In front of the crease, the additions of Trouba and Fox look like they will give the Rangers two new top-four defenseman to plug in. That should certainly help a team that ranked 23rd in the NHL last season in goals against per game with 3.26 and could potentially take some of the pressure off Lundqvist.

Mika Zibanejad returns as the team’s top center after what was easily his best season in the NHL with career highs in goals, assists and points. He was seen as a second-line center going into last season, but certainly took advantage of the larger role offered by New York. The concerns over whether he can handle a top-line role may not be as prevalent as last year, but I still seem him as a poor man's No. 1 center.

The offense is also likely to lose some of its depth before the start of the season due to salary cap constraints.

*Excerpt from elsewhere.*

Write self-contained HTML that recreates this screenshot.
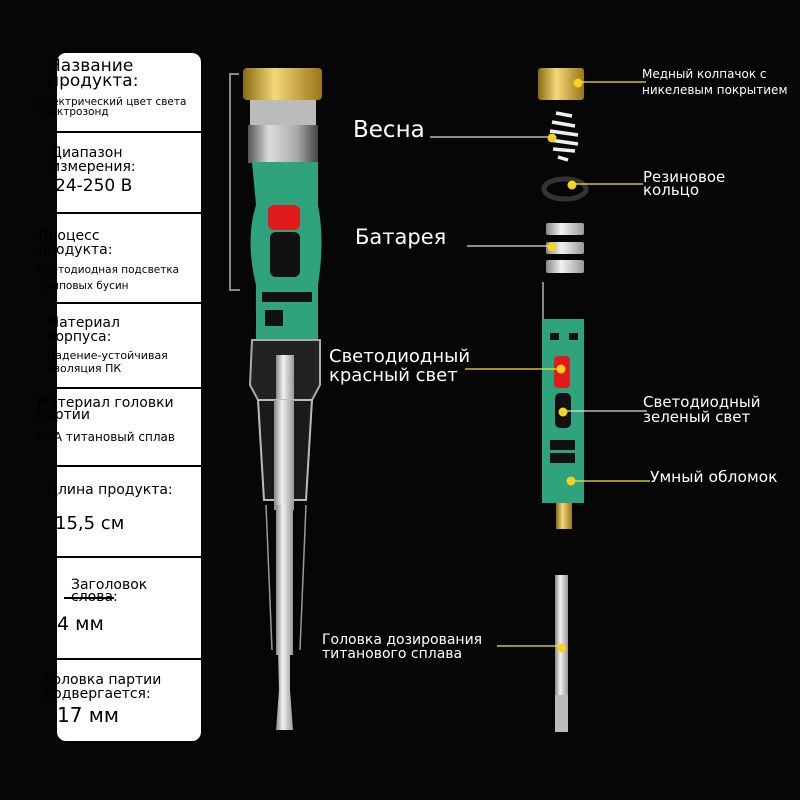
<!DOCTYPE html>
<html><head><meta charset="utf-8"><style>
html,body{margin:0;padding:0;background:#000;}
body{width:800px;height:800px;position:relative;overflow:hidden;font-family:"Liberation Sans","DejaVu Sans",sans-serif;}
svg{position:absolute;left:0;top:0;}
.t{position:absolute;color:#000;line-height:1;white-space:nowrap;font-family:"DejaVu Sans","Liberation Sans",sans-serif;}
.w{position:absolute;color:#fff;line-height:1;white-space:nowrap;font-family:"DejaVu Sans","Liberation Sans",sans-serif;}
</style></head><body>
<svg width="800" height="800" viewBox="0 0 800 800">
<defs>
<linearGradient id="gold" x1="0" x2="1"><stop offset="0" stop-color="#8a6a10"/><stop offset=".4" stop-color="#f3d77a"/><stop offset="1" stop-color="#9a7515"/></linearGradient>
<linearGradient id="glass" x1="0" x2="1"><stop offset="0" stop-color="#555"/><stop offset=".3" stop-color="#ddd"/><stop offset=".7" stop-color="#aaa"/><stop offset="1" stop-color="#444"/></linearGradient>
<linearGradient id="steel" x1="0" x2="1"><stop offset="0" stop-color="#888"/><stop offset=".4" stop-color="#f2f2f2"/><stop offset="1" stop-color="#999"/></linearGradient>
</defs>
<rect width="800" height="800" fill="#060606"/>
<rect x="57" y="53" width="144" height="688" rx="9" fill="#fff"/>
<g fill="#000">
<rect x="57" y="131" width="144" height="2"/><rect x="57" y="212" width="144" height="2"/>
<rect x="57" y="302" width="144" height="2"/><rect x="57" y="387" width="144" height="2"/>
<rect x="57" y="465" width="144" height="2"/><rect x="57" y="556" width="144" height="2"/>
<rect x="57" y="658" width="144" height="2"/>
</g>
<path d="M239 74 H230 V290 H240" stroke="#888" stroke-width="2" fill="none"/>
<rect x="243" y="68" width="79" height="32" rx="4" fill="url(#gold)"/>
<rect x="250" y="100" width="66" height="25" fill="#bbb"/>
<rect x="248" y="125" width="70" height="38" fill="url(#glass)"/>
<path d="M252 162 H318 V205 Q325 240 318 285 V340 H256 V285 Q245 240 256 205 Z" fill="#2ea37c"/>
<rect x="268" y="205" width="32" height="25" rx="6" fill="#e01b1b"/>
<rect x="270" y="232" width="30" height="45" rx="6" fill="#111"/>
<rect x="262" y="292" width="50" height="10" fill="#111"/>
<rect x="265" y="310" width="18" height="16" fill="#111"/>
<rect x="270" y="342" width="30" height="25" fill="#c8a23a"/>
<path d="M252 340 H320 V385 L312 400 H258 L250 385 Z" fill="#222" stroke="#aaa" stroke-width="2"/>
<rect x="276" y="355" width="18" height="150" fill="url(#steel)"/>
<path d="M258 400 H312 L306 500 H264 Z" fill="#1a1a1a" stroke="#bbb" stroke-width="2"/>
<rect x="274" y="400" width="20" height="110" fill="url(#steel)"/>
<path d="M266 505 L272 650 M306 505 L300 650" stroke="#999" stroke-width="1.5"/>
<rect x="276" y="505" width="17" height="150" fill="url(#steel)"/>
<path d="M278 650 H290 V690 L293 730 H276 L279 690 Z" fill="url(#steel)"/>
<rect x="538" y="68" width="46" height="32" rx="3" fill="url(#gold)"/>
<g stroke="#eee" stroke-width="3.5" fill="none">
<path d="M556 113 L572 116 M552 122 L575 126 M550 131 L578 135 M550 140 L578 144 M553 149 L575 151 M558 157 L568 160"/>
</g>
<ellipse cx="565" cy="189" rx="21" ry="10" fill="none" stroke="#333" stroke-width="5"/>
<rect x="546" y="223" width="38" height="12" rx="2" fill="url(#steel)"/>
<rect x="546" y="242" width="38" height="12" rx="2" fill="url(#steel)"/>
<rect x="546" y="260" width="38" height="13" rx="2" fill="url(#steel)"/>
<rect x="542" y="282" width="2" height="38" fill="#888"/>
<rect x="542" y="319" width="42" height="184" fill="#2ea37c"/>
<rect x="554" y="356" width="16" height="32" rx="4" fill="#e01b1b"/>
<rect x="555" y="393" width="16" height="35" rx="5" fill="#111"/>
<rect x="550" y="440" width="25" height="10" fill="#111"/>
<rect x="550" y="453" width="25" height="10" fill="#111"/>
<rect x="550" y="333" width="9" height="7" fill="#111"/><rect x="569" y="333" width="9" height="7" fill="#111"/>
<rect x="556" y="503" width="16" height="26" fill="url(#gold)"/>
<rect x="555" y="575" width="13" height="120" fill="url(#steel)"/>
<path d="M555 695 H568 V732 H555 Z" fill="#bbb"/>
<g stroke-width="1.3">
<line x1="578" y1="82" x2="646" y2="82" stroke="#f5e23a"/>
<line x1="430" y1="137" x2="552" y2="137" stroke="#ddd"/>
<line x1="573" y1="184" x2="643" y2="184" stroke="#f5e23a"/>
<line x1="467" y1="246" x2="552" y2="246" stroke="#ddd"/>
<line x1="465" y1="369" x2="560" y2="369" stroke="#f5e23a"/>
<line x1="565" y1="411" x2="647" y2="411" stroke="#ddd"/>
<line x1="571" y1="481" x2="650" y2="481" stroke="#f5e23a"/>
<line x1="497" y1="646" x2="560" y2="646" stroke="#f5e23a"/>
</g>
<g fill="#f7d21e">
<circle cx="578" cy="83" r="4.5"/><circle cx="552" cy="138" r="4.5"/><circle cx="572" cy="185" r="4.5"/>
<circle cx="552" cy="247" r="4.5"/><circle cx="561" cy="369" r="4.5"/><circle cx="563" cy="412" r="4.5"/>
<circle cx="571" cy="481" r="4.5"/><circle cx="562" cy="648" r="4.5"/>
</g>
</svg>
<div class="t" style="left:48px;top:59px;font-size:17px;line-height:15px">Название<br>продукта:</div>
<div class="t" style="left:38px;top:97px;font-size:10.5px;line-height:10px">Электрический цвет света<br>электрозонд</div>
<div class="t" style="left:51px;top:146px;font-size:14px;line-height:14px">Диапазон<br>измерения:</div>
<div class="t" style="left:55px;top:178px;font-size:17px">24-250 В</div>
<div class="t" style="left:38px;top:229px;font-size:14px;line-height:14px">Процесс<br>продукта:</div>
<div class="t" style="left:38px;top:262px;font-size:10.5px;line-height:16px">Светодиодная подсветка<br>ламповых бусин</div>
<div class="t" style="left:47px;top:316px;font-size:14px;line-height:14px">Материал<br>корпуса:</div>
<div class="t" style="left:47px;top:349px;font-size:11px;line-height:13px">Падение-устойчивая<br>изоляция ПК</div>
<div class="t" style="left:37px;top:397px;font-size:14px;line-height:12px">Материал головки<br>партии</div>
<div class="t" style="left:37px;top:431px;font-size:12px">HRA титановый сплав</div>
<div class="t" style="left:47px;top:483px;font-size:14px">Длина продукта:</div>
<div class="t" style="left:55px;top:515px;font-size:18px">15,5 см</div>
<div class="t" style="left:71px;top:579px;font-size:14px;line-height:12px">Заголовок<br>слова:</div>
<div style="position:absolute;left:64px;top:597px;width:50px;height:2px;background:#000"></div>
<div class="t" style="left:57px;top:615px;font-size:19px">4 мм</div>
<div class="t" style="left:44px;top:673px;font-size:14px;line-height:14px">Головка партии<br>подвергается:</div>
<div class="t" style="left:57px;top:705px;font-size:20px">17 мм</div>
<div class="w" style="left:642px;top:66px;font-size:12px;line-height:16px">Медный колпачок с<br>никелевым покрытием</div>
<div class="w" style="left:353px;top:119px;font-size:23px">Весна</div>
<div class="w" style="left:643px;top:171px;font-size:15px;line-height:13px">Резиновое<br>кольцо</div>
<div class="w" style="left:355px;top:227px;font-size:21px">Батарея</div>
<div class="w" style="left:329px;top:347px;font-size:18px;line-height:19px">Светодиодный<br>красный свет</div>
<div class="w" style="left:643px;top:395px;font-size:15px;line-height:15px">Светодиодный<br>зеленый свет</div>
<div class="w" style="left:650px;top:470px;font-size:15.5px">Умный обломок</div>
<div class="w" style="left:322px;top:633px;font-size:14px;line-height:14px">Головка дозирования<br>титанового сплава</div>
</body></html>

The Rangers sit with just $1 million remaining in projected cap space and still have RFAs Brendan Lemieux and Anthony Deangelo left to sign. When looking into what the team's options are for freeing up space, you have to wonder if players like Chris Kreider and Vladislav Namestnikov -- who are both entering the final year of their contracts -- could both be moved before the summer is over.

Panarin is a great addition and undeniably a superstar, but he cannot carry a team by himself. When he was traded to the Columbus Blue Jackets and became the offensive focal point of the team, he was only able to lead the Blue Jackets to a single playoff series win in his two seasons there. That was a much deeper team than the Rangers appear to be if they should lose Kreider or Namestnikov.

Money decisions will continue to loom over this team even after a decision is made on those players. The cap situation was dire enough that the Rangers bought out the remaining two years of Kevin Shattenkirk’s contract. While he was underperforming, the combined buyouts of Shattenkirk, Dan Girardi and Ryan Spooner will leave New York with $5,394,444 of dead cap space in 2019-20 and nearly $7.5 million of dead cap space in 2020-21. These are not just bad contracts that can be packaged in a trade and sent away, that is dead cap space that the team is stuck with. That is a massive amount for a team that sure looks like it wants to compete for the playoffs sooner rather than later.

You still have to count the Rangers among the most improved teams this offseason, but the hill they had to climb and still must continue to climb may have been much steeper than many anticipated. There is still a lot of work left to do in Manhattan.